La CJEU précisa que son arrêt GS Media (C-160/1) ne devait pas être interprété comme établissant une telle présomption. La CJEU avait jugé dans cette affaire que fournir un lien hypertexte vers une œuvre protégée, sans l’autorisation du titulaire du droit d’auteur, constitue une « communication au public » au sens de l’article 3, paragraphe 1, de la directive sur le droit d’auteur, si la personne savait que l’œuvre avait été publiée illégalement, si le lien permet de contourner des mesures de restriction prises par le site où se trouve l’œuvre protégée ou si le placement du lien est effectué dans un but lucratif, auquel cas la connaissance du caractère illégal de la publication doit être présumée. Il semble ainsi que GS Media ne s’applique pas aux plateformes.

La CJUE nota que YouTube n’intervient pas dans la création des contenus téléversés par ses utilisateurs, et, qu’en autre, ceux-ci sont clairement informés qu’il leur est interdit de téléverser des œuvres contrevenant aux droits des tiers. YouTube a mis en place des dispositifs, notamment un bouton de notification et un procédé spécial d’alerte, afin qu’il soit possible de signaler et faire supprimer des contenus illicites. De manière similaire, Cyando ne crée, ne sélectionne ni ne contrôle les contenus téléversés sur sa plateforme et ses conditions d’utilisation informe les utilisateurs qu’il est interdit de porter atteinte au droit d’auteur par l’intermédiaire de la plateforme.

La CJEU conclue que

« l’article 3, paragraphe 1, de la directive sur le droit d’auteur doit être interprété en ce sens que l’exploitant d’une plateforme de partage de vidéos ou d’une plateforme d’hébergement et de partage de fichiers, sur laquelle des utilisateurs peuvent mettre illégalement à la disposition du public des contenus protégés, n’effectue pas une « communication au public » de ceux-ci, au sens de cette disposition, à moins qu’il ne contribue, au-delà de la simple mise à disposition de la plateforme, à donner au public accès à de tels contenus en violation du droit d’auteur » (Cyando, point 102).

Est-ce que l’exploitant d’une plateforme de partage de vidéos ou d’une plateforme d’hébergement et de partage de fichiers exploitant de plates-formes en ligne peut bénéficier de l’exonération de responsabilité prévue par la directive e- commerce pour les contenus protégés que des utilisateurs communiquent illégalement au public par l’intermédiaire de sa plateforme ?
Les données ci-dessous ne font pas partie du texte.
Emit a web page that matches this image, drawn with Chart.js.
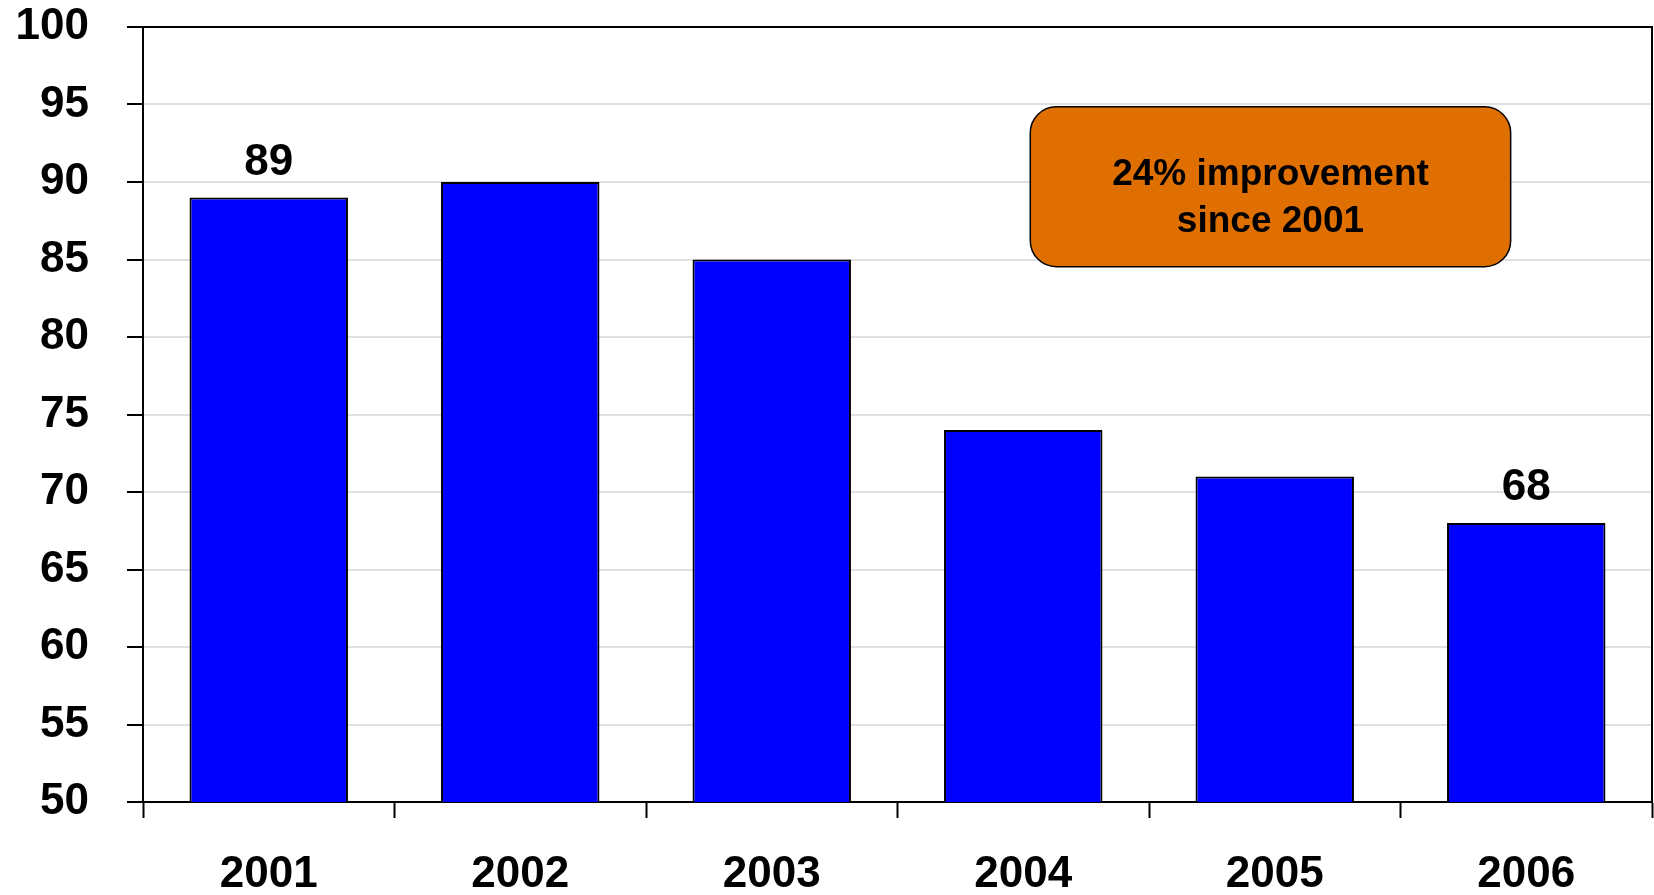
<!DOCTYPE html>
<html lang="en">
<head>
<meta charset="UTF-8">
<title>Yearly results</title>
<script src="https://cdn.jsdelivr.net/npm/chart.js@4/dist/chart.umd.min.js"></script>
<style>
    body {
        margin: 0;
        background: #fff;
    }
    canvas {
        display: block;
    }
</style>
</head>
<body>

<canvas id="yearChart" width="1654" height="895"></canvas>

<script>
// data
var years = ['2001', '2002', '2003', '2004', '2005', '2006'];
var values = [89, 90, 85, 74, 71, 68];
var labelledBars = [0, 5];   // only first and last bar get a value label
var calloutLines = ['24% improvement', 'since 2001'];

var fontFamily = '"Liberation Sans", Arial, Helvetica, sans-serif';

// frame round the plot area (top and right edges, the axes draw left and bottom)
var framePlugin = {
    id: 'frame',
    afterDraw: function (chart) {
        var ctx = chart.ctx;
        var a = chart.chartArea;
        ctx.save();
        ctx.strokeStyle = '#000';
        ctx.lineWidth = 2;
        ctx.beginPath();
        ctx.moveTo(a.left, a.top);
        ctx.lineTo(a.right, a.top);
        ctx.lineTo(a.right, a.bottom);
        ctx.stroke();
        ctx.restore();
    }
};

// value labels above selected bars
var valueLabelPlugin = {
    id: 'valueLabels',
    afterDatasetsDraw: function (chart) {
        var ctx = chart.ctx;
        var meta = chart.getDatasetMeta(0);
        ctx.save();
        ctx.font = 'bold 44px ' + fontFamily;
        ctx.fillStyle = '#000';
        ctx.textAlign = 'center';
        ctx.textBaseline = 'alphabetic';
        labelledBars.forEach(function (i) {
            var bar = meta.data[i];
            ctx.fillText(String(values[i]), bar.x, bar.y - 23);
        });
        ctx.restore();
    }
};

// rounded orange callout, placed in data units
var callout = { x0: 3.028, x1: 4.938, yTop: 94.85, yBottom: 84.54 };

var calloutPlugin = {
    id: 'callout',
    afterDraw: function (chart) {
        var ctx = chart.ctx;
        var xs = chart.scales.x, ys = chart.scales.y;
        var step = xs.getPixelForValue(1) - xs.getPixelForValue(0);
        var left = xs.getPixelForValue(0) + step * callout.x0;
        var right = xs.getPixelForValue(0) + step * callout.x1;
        var top = ys.getPixelForValue(callout.yTop);
        var bottom = ys.getPixelForValue(callout.yBottom);
        ctx.save();
        ctx.beginPath();
        ctx.roundRect(left, top, right - left, bottom - top, 26);
        ctx.fillStyle = '#df6f00';
        ctx.fill();
        ctx.lineWidth = 1.5;
        ctx.strokeStyle = '#000';
        ctx.stroke();
        ctx.fillStyle = '#000';
        ctx.font = 'bold 37px ' + fontFamily;
        ctx.textAlign = 'center';
        ctx.textBaseline = 'alphabetic';
        var cx = (left + right) / 2;
        var cy = (top + bottom) / 2;
        ctx.fillText(calloutLines[0], cx, cy - 1.5);
        ctx.fillText(calloutLines[1], cx, cy + 45);
        ctx.restore();
    }
};

// fixed axis sizes, and no extra padding for overhanging tick labels
function fixAxis(size) {
    return function (scale) {
        if (scale.isHorizontal()) {
            scale.height = size;
        } else {
            scale.width = size;
        }
        scale.paddingTop = 0;
        scale.paddingBottom = 0;
        scale.paddingLeft = 0;
        scale.paddingRight = 0;
    };
}

var ctx = document.getElementById('yearChart').getContext('2d');
var yearChart = new Chart(ctx, {
    type: 'bar',
    data: {
        labels: years,
        datasets: [{
            data: values,
            backgroundColor: '#0000ff',
            borderColor: '#000',
            borderWidth: 2,
            borderSkipped: false,
            categoryPercentage: 0.63,
            barPercentage: 1
        }]
    },
    options: {
        responsive: false,
        animation: false,
        layout: {
            padding: { top: 27, right: 2, left: 0, bottom: 0 }
        },
        plugins: {
            legend: { display: false },
            tooltip: { enabled: false }
        },
        scales: {
            x: {
                offset: true,
                grid: {
                    offset: true,
                    drawOnChartArea: false,
                    tickLength: 16,
                    tickColor: '#000',
                    tickWidth: 2
                },
                border: { color: '#000', width: 2 },
                ticks: {
                    color: '#000',
                    padding: 30,
                    maxRotation: 0,
                    font: { family: fontFamily, size: 44, weight: 'bold' }
                },
                afterFit: fixAxis(93)
            },
            y: {
                min: 50,
                max: 100,
                ticks: {
                    stepSize: 5,
                    color: '#000',
                    padding: 38,
                    font: { family: fontFamily, size: 44, weight: 'bold' }
                },
                grid: {
                    color: '#e0e0e0',
                    lineWidth: 2,
                    tickLength: 16,
                    tickColor: '#000',
                    tickWidth: 2
                },
                border: { color: '#000', width: 2 },
                afterFit: fixAxis(143)
            }
        }
    },
    plugins: [framePlugin, valueLabelPlugin, calloutPlugin]
});
</script>

</body>
</html>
L’article 14.1 de la directive e-commerce permet aux fournisseurs d’hébergement de limiter leur responsabilité s’ils stockent des informations à la demande d’un tiers s’ils n’ont « pas effectivement connaissance de l’activité ou de l’information illicites » ou s’ils ont agi « promptement pour retirer les informations ou rendre l’accès à celles-ci impossible ».

Selon le considérant 42 de la directive e-commerce, cette dérogation de responsabilité ne s’applique que si l’activité du prestataire de services dans le cadre de la société de l’information revêt un caractère purement technique, automatique et passif, ce qui signifie qu’il n’a pas eu connaissance des informations transmises ou ni ne les a contrôlées (Google France et Google, C‑236/08 à C‑238/08, points 112 et 113). Son rôle doit avoir été purement technique, automatique et passif, et il ne doit pas avoir connu ou contrôler les contenus stockés (L’Oréal e.a., C‑324/09, point 113).

La CJEU conclue que l’article 14, paragraphe 1, de la directive sur le commerce électronique doit être interprété en ce sens que l’activité de l’exploitant d’une plateforme de partage de vidéos ou d’une plateforme d’hébergement et de partage de fichiers relève du champ d’application de cette disposition, s’il ne joue pas un rôle actif de nature à lui conférer une connaissance ou un contrôle des contenus téléversés sur sa plateforme.